(Source code of charts)
---+---
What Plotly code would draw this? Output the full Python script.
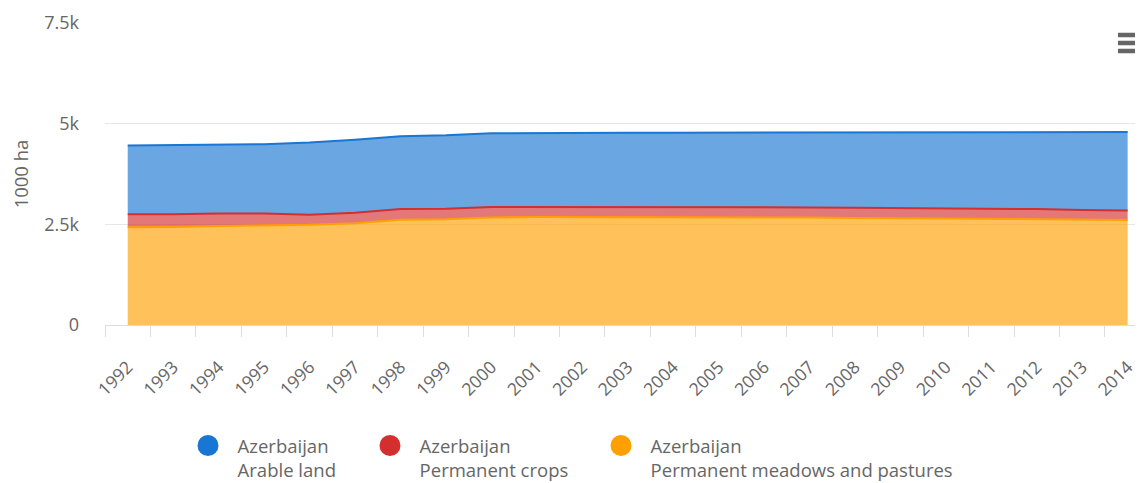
import plotly.graph_objects as go

years = [str(y) for y in range(1992, 2015)]
# thousand ha
meadows = [2430, 2435, 2460, 2470, 2490, 2530, 2615, 2625, 2670, 2680, 2680, 2685,
           2685, 2685, 2685, 2670, 2660, 2650, 2650, 2645, 2630, 2610, 2610]
perm_crops = [320, 315, 310, 300, 250, 260, 265, 265, 260, 250, 250, 250,
              250, 250, 250, 250, 250, 250, 250, 250, 250, 245, 235]
arable = [1710, 1720, 1720, 1720, 1790, 1810, 1810, 1820, 1830, 1840, 1845, 1840,
          1840, 1840, 1840, 1855, 1865, 1875, 1880, 1890, 1905, 1935, 1945]

series = [
    ("Azerbaijan<br>Permanent meadows and pastures", meadows, "#FFA000", "rgba(255,160,0,0.65)", "legend3"),
    ("Azerbaijan<br>Permanent crops", perm_crops, "#D32F2F", "rgba(211,47,47,0.65)", "legend2"),
    ("Azerbaijan<br>Arable land", arable, "#1976D2", "rgba(25,118,210,0.65)", "legend"),
]

ytick_vals = [0, 2500, 5000, 7500]
ytick_text = ["0", "2.5k", "5k", "7.5k"]

FONT = "Open Sans, Noto Sans, sans-serif"
TXT = "#666666"
PAD = "\u00a0\u00a0"

fig = go.Figure()
for name, vals, lc, fc, _ in series:
    fig.add_trace(go.Scatter(
        x=years, y=vals, name=name.replace("<br>", " "), mode="lines", stackgroup="one",
        line=dict(color=lc, width=2), fillcolor=fc, showlegend=False,
        hoverinfo="x+y+name"))

for name, vals, lc, fc, lg in series:
    legend_name = "<br>".join(PAD + part for part in name.split("<br>"))
    fig.add_trace(go.Scatter(
        x=[None], y=[None], name=legend_name, mode="markers",
        marker=dict(color=lc, size=16, line=dict(color=lc, width=5)),
        legend=lg, showlegend=True))

# page body has an 8px margin, so the figure is laid out 8px smaller
W, H = 1135, 475
L, R, T, B = 97, 0, 15, 158
pw = W - L - R
ph = H - T - B

def px_x(p):
    return (p - L) / pw

def px_y(p):
    return (H - B - p) / ph

leg_common = dict(orientation="v", xanchor="left", yanchor="top",
                  font=dict(family=FONT, size=18.5, color=TXT),
                  bgcolor="rgba(0,0,0,0)", borderwidth=0, valign="top",
                  tracegroupgap=0, itemclick=False, itemdoubleclick=False)

fig.update_layout(
    width=W, height=H,
    margin=dict(l=L, r=R, t=T, b=B, autoexpand=False),
    paper_bgcolor="white", plot_bgcolor="white",
    font=dict(family=FONT, size=17, color=TXT),
    legend=dict(x=px_x(180), y=px_y(419), **leg_common),
    legend2=dict(x=px_x(362), y=px_y(419), **leg_common),
    legend3=dict(x=px_x(593), y=px_y(419), **leg_common),
    xaxis=dict(
        type="category", range=[-0.5, -0.5 + pw / 45.45],
        tickson="boundaries", ticks="outside", ticklen=11, tickcolor="#dddddd",
        showline=True, linecolor="#dddddd", linewidth=1, showgrid=False,
        tickangle=-45, tickfont=dict(family=FONT, size=17.5, color=TXT),
        ticklabelstandoff=24, automargin=False,
    ),
    yaxis=dict(
        range=[0, 7500], tickvals=ytick_vals, ticktext=ytick_text,
        showgrid=True, gridcolor="#e6e6e6", gridwidth=1, zeroline=False,
        showline=False, ticks="", tickfont=dict(family=FONT, size=18, color=TXT),
        ticklabelstandoff=25, automargin=False,
        title=dict(text="1000 ha", font=dict(family=FONT, size=18.5, color=TXT), standoff=15),
    ),
    hovermode="x",
)

# export menu icon (decoration)
for yy in (27, 35, 43):
    fig.add_shape(type="line", xref="paper", yref="paper",
                  x0=px_x(1110), x1=px_x(1150), y0=px_y(yy), y1=px_y(yy),
                  line=dict(color="#666666", width=4.5), layer="above")

fig.write_html("out.html")
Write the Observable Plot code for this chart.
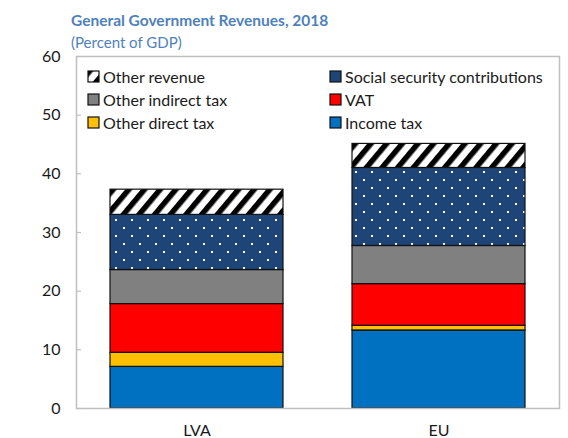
<!DOCTYPE html>
<html>
<head>
<meta charset="utf-8">
<script src="https://cdn.jsdelivr.net/npm/d3@7"></script>
<script src="https://cdn.jsdelivr.net/npm/@observablehq/plot@0.6"></script>
<style>
  html, body { margin: 0; padding: 0; background: #fff; }
  body { width: 568px; height: 438px; overflow: hidden; font-family: Lato, "Open Sans", sans-serif; }
  #wrap { position: relative; width: 568px; height: 438px; }
  #header { position: relative; height: 40px; z-index: 2; }
  #title { position: absolute; left: 71px; top: 11px; font-size: 15.5px; font-weight: bold; color: #4F81BD; line-height: 18px; white-space: nowrap; }
  #subtitle { position: absolute; left: 71px; top: 34px; font-size: 15px; color: #4F81BD; line-height: 17px; white-space: nowrap; }
  #legend { position: absolute; left: 87px; top: 65px; display: grid; grid-template-columns: 242px auto; grid-auto-rows: 23px; font-size: 16px; color: #1a1a1a; z-index: 2; }
  .item { display: flex; align-items: center; gap: 3px; white-space: nowrap; }
  .item svg { display: block; }
</style>
</head>
<body>
<div id="wrap">
  <div id="header">
    <div id="title">General Government Revenues, 2018</div>
    <div id="subtitle">(Percent of GDP)</div>
  </div>
  <div id="chart"></div>
  <div id="legend"></div>
</div>
<script>
const countries = ["LVA", "EU"];
const series = ["Income tax", "Other direct tax", "VAT", "Other indirect tax", "Social security contributions", "Other revenue"];
const lvaValues = [7.1, 2.4, 8.3, 5.8, 9.4, 4.3];
const euValues = [13.3, 0.8, 7.1, 6.5, 13.3, 4.1];
const yTicks = [0, 10, 20, 30, 40, 50, 60];
const fills = ["#0070C0", "#FFC000", "#FF0000", "#808080", "url(#dots)", "url(#stripes)"];
const legendOrder = ["Other revenue", "Social security contributions", "Other indirect tax", "VAT", "Other direct tax", "Income tax"];

const data = [];
countries.forEach((c, ci) => {
  const vals = ci === 0 ? lvaValues : euValues;
  series.forEach((s, i) => data.push({country: c, series: s, value: vals[i]}));
});

const chart = Plot.plot({
  width: 568,
  height: 398,
  marginTop: 16,
  marginBottom: 30,
  marginLeft: 76,
  marginRight: 9,
  style: {fontFamily: "Lato, 'Open Sans', sans-serif", fontSize: "16px", color: "#1a1a1a", background: "transparent"},
  x: {domain: countries, paddingInner: 0.285, paddingOuter: 0.14, label: null},
  y: {domain: [0, 60], label: null},
  color: {domain: series, range: fills},
  marks: [
    Plot.barY(data, {x: "country", y: "value", fill: "series", stroke: "#111", strokeWidth: 1.2}),
    Plot.frame({stroke: "#bfbfbf", strokeWidth: 1.5}),
    Plot.axisY({ticks: yTicks, tickSize: -5, tickPadding: 21, stroke: "#bfbfbf", strokeWidth: 1.2, label: null, fontSize: 16}),
    Plot.axisX({tickSize: 0, tickPadding: 16, label: null, fontSize: 16})
  ]
});

const svg = d3.select(chart);
const defs = svg.insert("defs", ":first-child");
const stripes = defs.append("pattern").attr("id", "stripes").attr("patternUnits", "userSpaceOnUse")
  .attr("width", 12).attr("height", 12).attr("patternTransform", "rotate(40)");
stripes.append("rect").attr("width", 12).attr("height", 12).attr("fill", "#fff");
stripes.append("rect").attr("width", 5.5).attr("height", 12).attr("fill", "#000");
const dots = defs.append("pattern").attr("id", "dots").attr("patternUnits", "userSpaceOnUse")
  .attr("width", 16).attr("height", 16);
dots.append("rect").attr("width", 16).attr("height", 16).attr("fill", "#1F4477");
dots.append("rect").attr("x", 3).attr("y", 3).attr("width", 2).attr("height", 2).attr("fill", "#fff");
dots.append("rect").attr("x", 11).attr("y", 11).attr("width", 2).attr("height", 2).attr("fill", "#fff");

document.getElementById("chart").appendChild(chart);

const legend = d3.select("#legend");
legendOrder.forEach(s => {
  const item = legend.append("div").attr("class", "item");
  const sw = item.append("svg").attr("width", 13).attr("height", 13);
  const fill = fills[series.indexOf(s)];
  sw.append("rect").attr("x", 1).attr("y", 1).attr("width", 11).attr("height", 11)
    .attr("fill", s === "Social security contributions" ? "#1F4477" : fill)
    .attr("stroke", "#111").attr("stroke-width", 1.2);
  item.append("span").text(s);
});
</script>
</body>
</html>
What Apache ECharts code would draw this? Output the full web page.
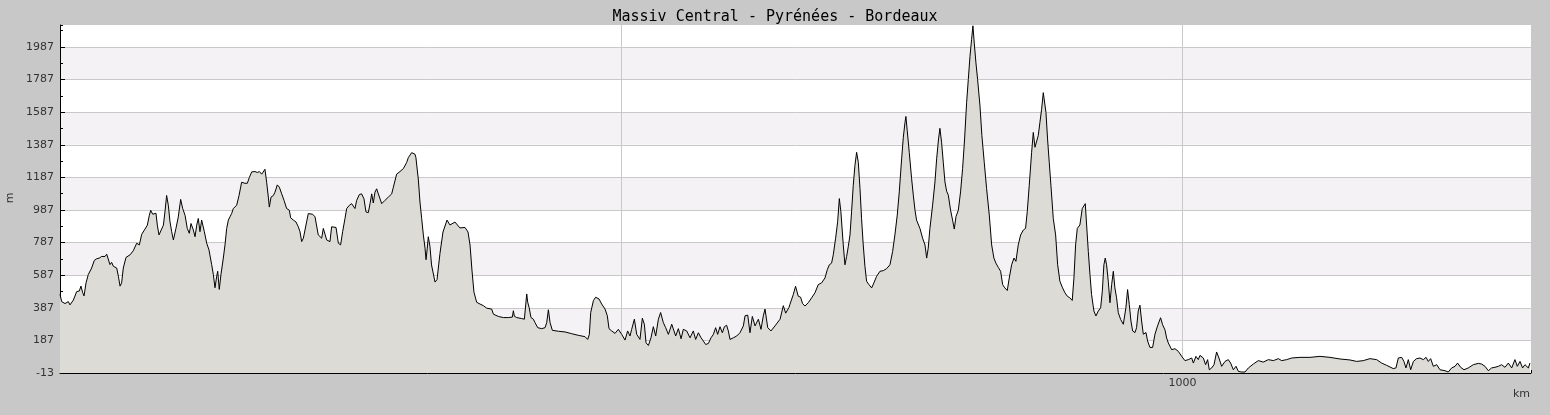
<!DOCTYPE html>
<html>
<head>
<meta charset="utf-8">
<script src="https://cdn.jsdelivr.net/npm/echarts@6/dist/echarts.min.js"></script>
<style>
html,body{margin:0;padding:0;background:#c8c8c8;}
#chart{width:1550px;height:415px;}
</style>
</head>
<body>
<div id="chart"></div>
<script>
// ---- data (distance km, elevation m) ----
const title = 'Massiv Central - Pyrénées - Bordeaux';
const kmMax = 1310.5;
const yMinLabel = -13;     // lowest tick label
const yStep = 200;
const yTop = 2122;
const xLabelShown = [1000];

const km = [
0,1.5,4.5,7.4,8.9,11.9,13.4,14.8,17.2,18.7,20.2,21.4,23.2,25.2,28.2,30.6,32.7,35.0,37.1,40.1,41.6,43.1,44.5,46.0,47.5,50.5,52.0,53.5,54.9,56.4,58.8,62.4,65.3,68.3,70.7,72.8,75.7,77.8,79.6,80.8,82.6,85.5,86.7,88.2,89.7,92.1,93.5,95.0,96.5,98.0,99.5,101.0,103.3,105.4,107.5,109.3,111.4,113.4,115.2,116.7,118.8,120.3,121.8,123.2,124.7,126.2,127.7,128.6,130.7,132.7,135.1,136.6,138.1,139.6,140.5,141.9,143.4,145.5,147.0,148.5,150.0,151.4,152.9,154.4,155.9,157.4,159.5,161.8,163.3,164.8,166.9,168.7,170.8,173.7,175.8,177.6,179.7,181.1,182.6,184.1,185.6,186.5,188.0,190.1,191.5,193.6,195.4,197.5,199.6,201.9,204.3,205.5,207.9,210.2,212.3,213.8,215.3,216.8,218.3,219.7,221.2,222.7,225.1,227.2,228.7,230.1,231.6,233.1,234.6,236.1,237.6,239.1,240.5,242.0,243.5,245.9,248.0,250.0,251.8,253.9,255.4,257.8,259.8,261.3,262.8,264.3,266.7,268.7,270.8,272.6,274.7,276.2,277.7,279.1,280.6,282.1,283.6,286.6,289.5,292.5,294.0,295.5,297.0,299.9,302.9,305.9,308.8,310.3,311.8,313.3,314.8,316.3,317.1,319.2,320.7,322.2,323.7,325.2,326.1,327.2,328.1,329.6,
331.0,334.1,335.9,338.5,341.2,344.8,347.4,351.9,356.3,360.8,363.5,365.3,367.0,368.8,
371.2,374.2,377.2,380.1,384.6,386.1,390.5,395.0,399.4,403.0,403.9,404.8,406.9,411.3,413.7,415.8,416.7,417.9,419.6,421.7,423.2,425.6,429.1,432.1,433.6,435.1,436.6,438.6,444.0,449.9,455.9,461.8,467.7,470.1,471.6,472.8,475.2,477.2,478.7,480.2,482.6,485.6,487.6,489.1,491.5,494.5,497.4,498.9,500.4,503.4,505.7,507.8,509.3,511.7,513.8,515.3,516.7,518.8,520.6,522.1,524.2,526.5,528.6,530.7,533.1,535.1,537.5,539.6,542.0,545.0,546.4,548.5,550.9,553.3,555.3,558.3,561.3,564.2,566.3,568.7,571.1,573.2,575.2,577.6,580.0,582.1,584.1,585.9,588.0,590.1,591.9,593.9,595.4,596.9,599.9,602.9,605.8,608.8,610.3,612.7,614.7,616.8,619.2,622.2,624.5,626.6,628.1,630.5,633.4,637.0,641.5,644.4,646.5,649.5,
650.3,653.3,655.3,657.7,659.8,661.6,663.7,666.6,669.6,672.6,675.5,678.5,681.5,683.6,685.4,687.4,688.9,691.0,692.8,694.3,695.7,697.8,699.3,700.8,702.3,703.8,705.2,706.7,708.2,709.7,711.2,712.7,714.1,715.6,717.1,718.6,720.7,723.1,725.1,727.5,730.5,733.5,736.4,739.4,741.8,743.8,745.9,747.7,749.8,751.3,752.8,753.6,754.8,756.6,758.7,760.2,761.7,763.1,766.1,768.5,770.6,772.1,773.5,775.0,777.4,779.5,781.0,782.7,783.9,785.4,786.9,788.4,789.9,791.4,793.4,795.2,796.7,798.2,800.3,802.3,804.1,805.9,807.7,809.2,810.7,812.1,813.3,814.5,816.0,817.5,819.6,821.3,823.4,825.5,827.9,830.0,832.0,833.8,835.9,838.0,839.8,841.8,843.9,845.7,847.8,849.9,851.6,853.7,855.8,858.2,860.2,861.7,863.5,865.6,867.1,868.6,870.1,871.5,873.0,874.5,876.0,876.9,878.4,879.8,881.3,882.8,884.9,887.0,888.8,890.8,893.2,895.3,897.4,899.7,901.8,903.3,904.8,906.3,908.6,910.7,912.2,913.4,914.6,916.1,917.6,919.0,921.1,922.9,925.0,927.1,928.6,930.0,931.2,932.4,933.9,935.4,936.9,938.4,939.8,941.3,942.8,944.9,947.3,949.6,951.1,952.6,954.1,955.6,957.7,959.1,960.6,962.1,963.6,965.1,967.5,968.9,971.0,973.4,975.5,977.8,980.5,
982.3,984.4,985.9,987.4,990.4,993.3,996.3,999.3,1002.2,1005.2,1008.2,1009.7,1012.0,1014.1,1015.6,1018.6,1020.6,1022.4,1023.9,1026.0,1028.1,1030.4,1032.5,1034.9,1037.9,1040.8,1042.9,1045.3,1047.7,1049.8,1052.7,1055.7,1058.7,1063.1,1067.6,1072.0,1076.5,1081.0,1085.4,1088.4,1092.8,1097.3,1104.7,1113.6,1122.5,1131.4,1140.3,1149.2,1155.2,1161.1,1167.0,1173.0,1177.4,1181.9,1187.8,1190.2,1192.3,1195.3,1197.3,1199.1,1201.2,1203.3,1205.7,1208.6,1211.6,1214.6,1217.0,1219.0,1221.1,1223.5,1226.5,1229.4,1233.9,1236.8,1239.8,1242.8,1245.1,1247.8,1250.8,1254.6,1259.1,1263.6,1266.5,1269.5,1272.5,1275.4,1278.4,1281.4,1284.3,1287.3,1290.3,1293.3,1296.2,1298.3,1300.7,1303.0,1305.1,1306.6,1308.1,1309.6
];

const elev = [
470,425,413,425,405,434,440,486,490,520,480,460,540,591,631,678,688,692,702,702,716,722,652,666,642,631,581,520,540,631,696,712,737,783,773,838,870,894,955,985,961,967,894,834,823,894,975,1076,1016,914,854,803,874,945,1052,996,955,874,844,904,864,823,894,935,854,925,935,854,783,743,652,591,510,581,611,500,591,692,773,874,925,945,965,996,986,1016,1076,1157,1167,1151,1151,1187,1221,1223,1217,1223,1207,1217,1237,1157,1066,1005,1066,1076,1096,1141,1127,1086,1046,996,986,939,925,914,884,854,793,814,823,914,965,955,961,945,951,834,823,814,874,884,803,793,793,884,888,880,783,773,854,935,996,1016,1026,1036,996,1046,1082,1086,1056,975,971,1026,1086,1030,1096,1117,1086,1026,1046,1066,1070,1086,1127,1207,1223,1241,1278,1308,1318,1339,1345,1329,1308,1177,1036,935,834,753,682,753,823,763,
650,545,560,720,852,925,895,913,877,880,852,772,619,483,
421,410,400,385,379,348,334,327,327,330,369,335,327,321,317,472,421,390,327,317,296,265,259,265,296,375,296,249,243,239,228,218,210,193,224,358,431,452,462,441,410,379,338,259,245,230,255,265,224,189,245,214,255,317,224,214,193,323,286,172,156,203,271,214,317,358,296,265,224,286,296,214,259,197,255,245,203,245,193,234,203,183,162,168,203,224,265,224,271,234,271,280,245,193,203,214,234,276,338,342,234,334,276,317,255,338,379,265,245,276,317,400,354,390,
408,469,519,458,452,412,398,418,448,479,529,540,570,621,651,661,712,814,915,1057,976,773,651,702,763,834,976,1138,1260,1341,1280,1118,935,773,641,550,529,509,540,580,611,615,627,651,733,834,956,1098,1301,1433,1524,1561,1473,1341,1179,1078,986,925,874,814,773,692,753,874,1017,1159,1301,1423,1488,1402,1280,1159,1102,1078,986,925,870,946,986,1098,1240,1423,1646,1788,1930,2032,2117,2011,1890,1788,1626,1443,1280,1118,956,773,692,661,635,611,529,509,493,570,651,692,672,773,834,864,874,976,1138,1341,1463,1372,1362,1443,1524,1605,1707,1711,1585,1423,1280,1138,935,834,651,550,509,479,458,448,432,570,773,874,895,996,1006,1026,895,733,590,469,367,337,367,387,489,651,692,651,550,418,529,611,509,448,357,316,286,387,499,408,306,245,235,265,367,403,306,225,235,184,144,144,225,276,326,
283,252,201,171,130,136,120,89,63,69,79,48,89,69,95,79,38,69,7,18,38,116,79,28,58,69,48,7,28,-3,-7,-7,18,42,63,54,69,63,75,63,69,79,83,83,89,83,73,67,58,63,75,69,48,34,14,18,79,83,58,18,69,7,58,75,79,69,83,58,75,28,38,7,1,-7,18,28,48,22,7,18,38,46,42,28,1,18,22,28,38,22,48,18,69,28,58,18,38,48,18,48
];

// axis baseline offset so ticks fall on -13, 187, 387 ...
const base = yMinLabel;
const seriesData = km.map((k, i) => [k, elev[i] - base]);

const axisColor = '#000';
const gridColor = '#c9c9c9';
const labelStyle = { color: '#333', fontSize: 11, fontFamily: 'DejaVu Sans' };

const chart = echarts.init(document.getElementById('chart'), null, { renderer: 'canvas' });
chart.setOption({
  backgroundColor: '#c8c8c8',
  animation: false,
  title: {
    text: title, left: 'center', top: 5,
    textStyle: { fontFamily: 'DejaVu Sans Mono', fontSize: 15, fontWeight: 'normal', color: '#000' }
  },
  grid: { left: 60, right: 19, top: 25, bottom: 42, show: true, backgroundColor: '#fff', borderWidth: 0 },
  xAxis: [{
    type: 'value', min: 0, max: kmMax, interval: 500, position: 'bottom',
    axisLine: { show: true, onZero: false, lineStyle: { color: axisColor, width: 1 } },
    axisTick: { show: true, inside: true, length: 5, lineStyle: { color: axisColor } },
    axisLabel: Object.assign({ margin: 5, showMaxLabel: false, showMinLabel: false,
      formatter: v => xLabelShown.indexOf(v) >= 0 ? String(v) : '' }, labelStyle),
    splitLine: { show: true, showMinLine: false, showMaxLine: false, lineStyle: { color: gridColor, width: 1 } }
  }, {
    type: 'value', min: 0, max: kmMax, interval: 100, position: 'bottom',
    axisLine: { show: false },
    axisTick: { show: true, inside: true, length: 3, lineStyle: { color: axisColor } },
    axisLabel: { show: false },
    splitLine: { show: false }
  }],
  yAxis: [{
    type: 'value', min: 0, max: yTop - base, interval: yStep, position: 'left',
    axisLine: { show: true, onZero: false, lineStyle: { color: axisColor, width: 1 } },
    axisTick: { show: true, inside: true, length: 5, lineStyle: { color: axisColor } },
    axisLabel: Object.assign({ margin: 6, showMaxLabel: false, formatter: v => String(v + base) }, labelStyle),
    splitLine: { show: true, showMinLine: false, showMaxLine: false, lineStyle: { color: gridColor, width: 1 } },
    splitArea: { show: true, areaStyle: { color: ['#ffffff', '#f4f2f5'] } }
  }, {
    type: 'value', min: 0, max: yTop - base, interval: yStep / 2, position: 'left',
    axisLine: { show: false },
    axisTick: { show: true, inside: true, length: 3, lineStyle: { color: axisColor } },
    axisLabel: { show: false },
    splitLine: { show: false }
  }],
  graphic: [
    { type: 'text', x: 10, y: 198, rotation: Math.PI / 2,
      style: { text: 'm', fill: '#333', font: '11px "DejaVu Sans"', align: 'center', verticalAlign: 'middle' } },
    { type: 'text', x: 1530, y: 394,
      style: { text: 'km', fill: '#333', font: '11px "DejaVu Sans"', align: 'right', verticalAlign: 'middle' } }
  ],
  series: [{
    type: 'line', xAxisIndex: 0, yAxisIndex: 0,
    data: seriesData, showSymbol: false, symbol: 'none', smooth: false,
    lineStyle: { color: '#000', width: 1 },
    areaStyle: { color: '#dcdbd6', opacity: 1 },
    emphasis: { disabled: true }
  }]
});
</script>
</body>
</html>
---+---
• [REQUEST]
Please return, exactly as written, the lines from the first line of the records above through the line containing "import plotly.graph_objects as go", both included, leaving out any pictures.

• [REPLY]
What Plotly code would draw this? Output the full Python script.
import plotly.graph_objects as go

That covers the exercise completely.